About
Frogger is a 1981 arcade game where you guide a frog from the bottom of the screen to safe lily pads at the top, crossing a busy highway and a river full of logs, turtles, and crocodiles along the way. The highway kills on contact; the river drowns unless you ride the moving platforms.
The game's genius is in its two-phase structure. The highway is about timing gaps in traffic; the river is about reading the movement of logs and turtles and jumping between them. Both require anticipating positions several moves ahead rather than reacting to what's directly in front.
Frogger is perfectly scoped for a break — each life is 30–60 seconds, levels escalate smoothly, and the charming pixel frog is an enduring icon of early gaming.
How to Play
- Use arrow keys to move your frog one square in any direction.
- Cross the highway by timing movements through gaps in traffic.
- Cross the river by jumping onto moving logs, turtles, and alligator backs.
- Reach one of the five lily pad homes at the top to score.
- Fill all five homes to advance to the next level.
Tips
- On the river, move with the logs rather than fighting their direction.
- Watch for sinking turtles — they submerge briefly, which is lethal if you're on them.
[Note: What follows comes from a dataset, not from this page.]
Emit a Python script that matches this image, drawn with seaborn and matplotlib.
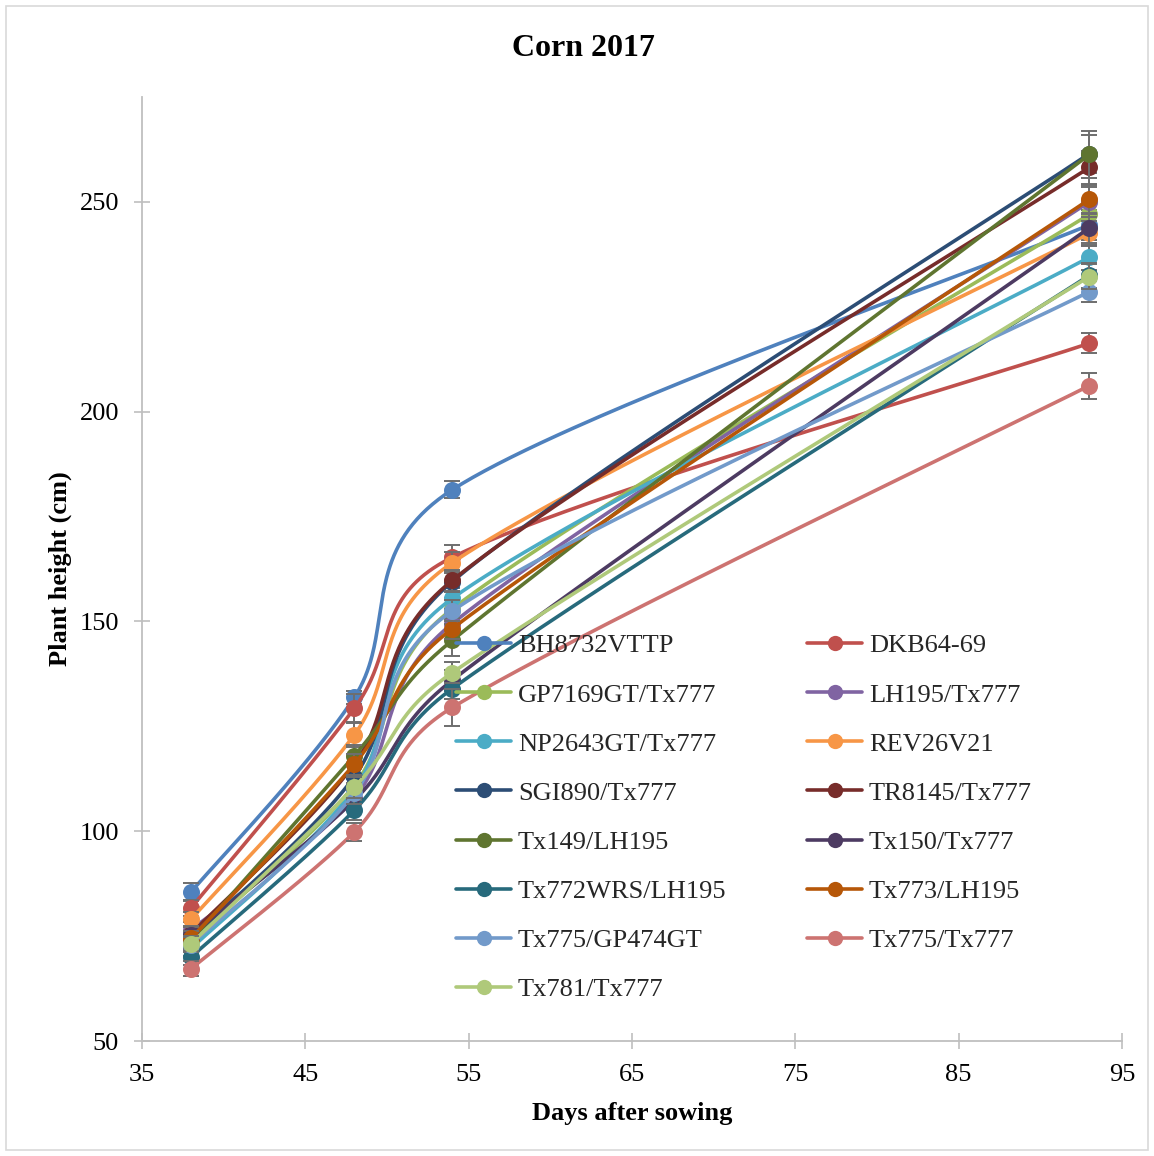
import numpy as np
import pandas as pd
import matplotlib
matplotlib.use("Agg")
import matplotlib.pyplot as plt
import seaborn as sns
from matplotlib.lines import Line2D
from matplotlib.patches import Rectangle

# ---------------- data ----------------
days = [38, 48, 54, 93]

genotypes = ["BH8732VTTP", "DKB64-69", "GP7169GT/Tx777", "LH195/Tx777",
             "NP2643GT/Tx777", "REV26V21", "SGI890/Tx777", "TR8145/Tx777",
             "Tx149/LH195", "Tx150/Tx777", "Tx772WRS/LH195", "Tx773/LH195",
             "Tx775/GP474GT", "Tx775/Tx777", "Tx781/Tx777"]

h_BH8732VTTP = [85.5, 131.9, 181.4, 244.5]
h_DKB64_69 = [81.7, 129.3, 165.3, 216.3]
h_GP7169GT = [74.0, 111.0, 153.0, 247.0]
h_LH195 = [76.5, 108.0, 149.5, 250.0]
h_NP2643GT = [72.0, 110.0, 155.5, 236.8]
h_REV26V21 = [79.0, 123.0, 164.0, 242.5]
h_SGI890 = [74.5, 113.0, 159.5, 261.5]
h_TR8145 = [75.5, 116.0, 159.8, 258.2]
h_Tx149 = [74.0, 118.0, 145.5, 261.3]
h_Tx150 = [75.3, 107.4, 136.0, 243.8]
h_Tx772WRS = [70.0, 105.0, 134.0, 232.5]
h_Tx773 = [74.5, 116.0, 148.3, 250.6]
h_Tx775GP = [73.0, 109.0, 152.5, 228.6]
h_Tx775Tx = [67.2, 99.8, 129.5, 206.2]
h_Tx781 = [73.2, 110.5, 137.8, 232.2]

e_BH8732VTTP = [2.1, 1.5, 2.0, 3.5]
e_DKB64_69 = [2.0, 3.3, 3.0, 2.4]
e_GP7169GT = [1.8, 2.5, 2.5, 3.0]
e_LH195 = [1.8, 2.5, 2.5, 3.5]
e_NP2643GT = [1.8, 2.5, 2.5, 3.0]
e_REV26V21 = [1.8, 2.9, 2.5, 3.0]
e_SGI890 = [1.8, 2.5, 2.5, 4.5]
e_TR8145 = [1.8, 2.5, 2.5, 4.0]
e_Tx149 = [1.8, 2.5, 3.8, 5.5]
e_Tx150 = [1.8, 2.5, 2.5, 3.5]
e_Tx772WRS = [1.8, 2.4, 2.5, 3.0]
e_Tx773 = [1.8, 2.5, 2.5, 3.5]
e_Tx775GP = [1.8, 2.5, 2.5, 2.5]
e_Tx775Tx = [1.8, 2.1, 4.5, 3.1]
e_Tx781 = [1.8, 2.5, 2.5, 3.0]

heights = [h_BH8732VTTP, h_DKB64_69, h_GP7169GT, h_LH195, h_NP2643GT,
           h_REV26V21, h_SGI890, h_TR8145, h_Tx149, h_Tx150, h_Tx772WRS,
           h_Tx773, h_Tx775GP, h_Tx775Tx, h_Tx781]
errors = [e_BH8732VTTP, e_DKB64_69, e_GP7169GT, e_LH195, e_NP2643GT,
          e_REV26V21, e_SGI890, e_TR8145, e_Tx149, e_Tx150, e_Tx772WRS,
          e_Tx773, e_Tx775GP, e_Tx775Tx, e_Tx781]

colors = ["#4F81BD", "#C0504D", "#9BBB59", "#8064A2", "#4BACC6", "#F79646",
          "#2C4D75", "#772C2A", "#5F7530", "#4D3B62", "#276A7C", "#B65708",
          "#729ACA", "#CD7371", "#AFC97A"]

x_ticks = [35, 45, 55, 65, 75, 85, 95]
y_ticks = [50, 100, 150, 200, 250]

# ---------------- figure ----------------
sns.set_theme(style="white")
plt.rcParams['font.family'] = ['Liberation Serif', 'DejaVu Serif']

W, H = 1154, 1156
fig = plt.figure(figsize=(W / 100, H / 100), dpi=100)
ax = fig.add_axes([142 / W, 115 / H, 980 / W, 944 / H])
ax.set_xlim(35, 95)
ax.set_ylim(50, 275)


def smooth_curve(xs, ys, n=80):
    """Excel-style smoothed line: Bezier segments, control arms of 1/6 the
    neighbour chord, capped at half the segment length (screen space)."""
    data = np.column_stack([xs, ys]).astype(float)
    pts = ax.transData.transform(data)
    out = []
    f = 1.0 / 6.0
    for i in range(len(pts) - 1):
        p1, p2 = pts[i], pts[i + 1]
        p0 = pts[i - 1] if i > 0 else pts[i]
        p3 = pts[i + 2] if i + 2 < len(pts) else pts[i + 1]
        d12 = np.linalg.norm(p2 - p1)
        d02 = np.linalg.norm(p2 - p0)
        d13 = np.linalg.norm(p3 - p1)
        f0 = f if d02 * f < d12 / 2 else (d12 / 2 / d02 if d02 > 0 else f)
        f1 = f if d13 * f < d12 / 2 else (d12 / 2 / d13 if d13 > 0 else f)
        c1 = p1 + (p2 - p0) * f0
        c2 = p2 - (p3 - p1) * f1
        t = np.linspace(0, 1, n)[:, None]
        seg = ((1 - t) ** 3) * p1 + 3 * ((1 - t) ** 2) * t * c1 \
            + 3 * (1 - t) * (t ** 2) * c2 + (t ** 3) * p2
        out.append(seg if i == 0 else seg[1:])
    return ax.transData.inverted().transform(np.vstack(out))


lw = 2.6
for k, (name, vals, errs, col) in enumerate(zip(genotypes, heights, errors, colors)):
    z = 3 + k * 0.5
    curve = smooth_curve(days, vals)
    ax.plot(curve[:, 0], curve[:, 1], color=col, lw=lw,
            solid_capstyle='round', zorder=z)
    ax.errorbar(days, vals, yerr=errs, fmt='none', ecolor='#6E6E6E',
                elinewidth=1.4, capsize=6, capthick=1.4, zorder=z + 0.1)
    df = pd.DataFrame({"day": days, "height": vals})
    sns.scatterplot(data=df, x="day", y="height", color=col, s=150,
                    linewidth=0, ax=ax, zorder=z + 0.2, legend=False)

ax.set_xlim(35, 95)
ax.set_ylim(50, 275)
ax.set_xticks(x_ticks)
ax.set_yticks(y_ticks)
ax.set_xticklabels([str(v) for v in x_ticks])
ax.set_yticklabels([str(v) for v in y_ticks])

for s in ["top", "right"]:
    ax.spines[s].set_visible(False)
for s in ["left", "bottom"]:
    ax.spines[s].set_color("#BFBFBF")
    ax.spines[s].set_linewidth(1.3)
ax.tick_params(axis='both', direction='inout', length=11, width=1.2,
               color='#BFBFBF', labelsize=19, labelcolor='black')
ax.tick_params(axis='y', pad=11, left=True)
ax.tick_params(axis='x', pad=11, bottom=True)
ax.grid(False)

ax.set_xlabel("Days after sowing", fontsize=19, fontweight='bold',
              color='black', labelpad=11.5)
ax.set_ylabel("Plant height (cm)", fontsize=19, fontweight='bold',
              color='black', labelpad=5.5)

fig.text(583 / W, 1 - 49 / H, "Corn 2017", ha='center', va='center',
         fontsize=23, fontweight='bold', color='black')

# legend (row-wise order like the original, 2 columns)
handles = [Line2D([0], [0], color=c, lw=lw, marker='o', markersize=11,
                  markeredgewidth=0, solid_capstyle='round') for c in colors]
order = list(range(0, 15, 2)) + list(range(1, 15, 2))
leg = ax.legend([handles[i] for i in order], [genotypes[i] for i in order],
                ncol=2, loc='upper left', bbox_to_anchor=(456 / W, 1 - 634 / H),
                bbox_transform=fig.transFigure, frameon=False, fontsize=19,
                handlelength=2.1, handletextpad=0.25, columnspacing=3.05,
                labelspacing=0.97, borderpad=0, borderaxespad=0)
leg.set_zorder(20)

# chart-area border
fig.patches.append(Rectangle((6 / W, 6 / H), 1 - 12 / W, 1 - 12 / H,
                             transform=fig.transFigure, fill=False,
                             edgecolor='#D9D9D9', lw=1.2))

fig.savefig("out.png", dpi=100, facecolor='white')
- The timer creates pressure but ignore it until you're near the end of a safe gap.
History
Frogger was designed by Akira Higuchi at Konami and published by Sega in 1981. It became one of the most successful arcade games of its era, with over 20 million arcade units sold and ports to virtually every home computer and console of the period. A Frogger clone called "Frogger" for the Atari 2600 became one of the console's top sellers. The frog has appeared in merchandise, a Seinfeld episode, and dozens of modern reimaginings.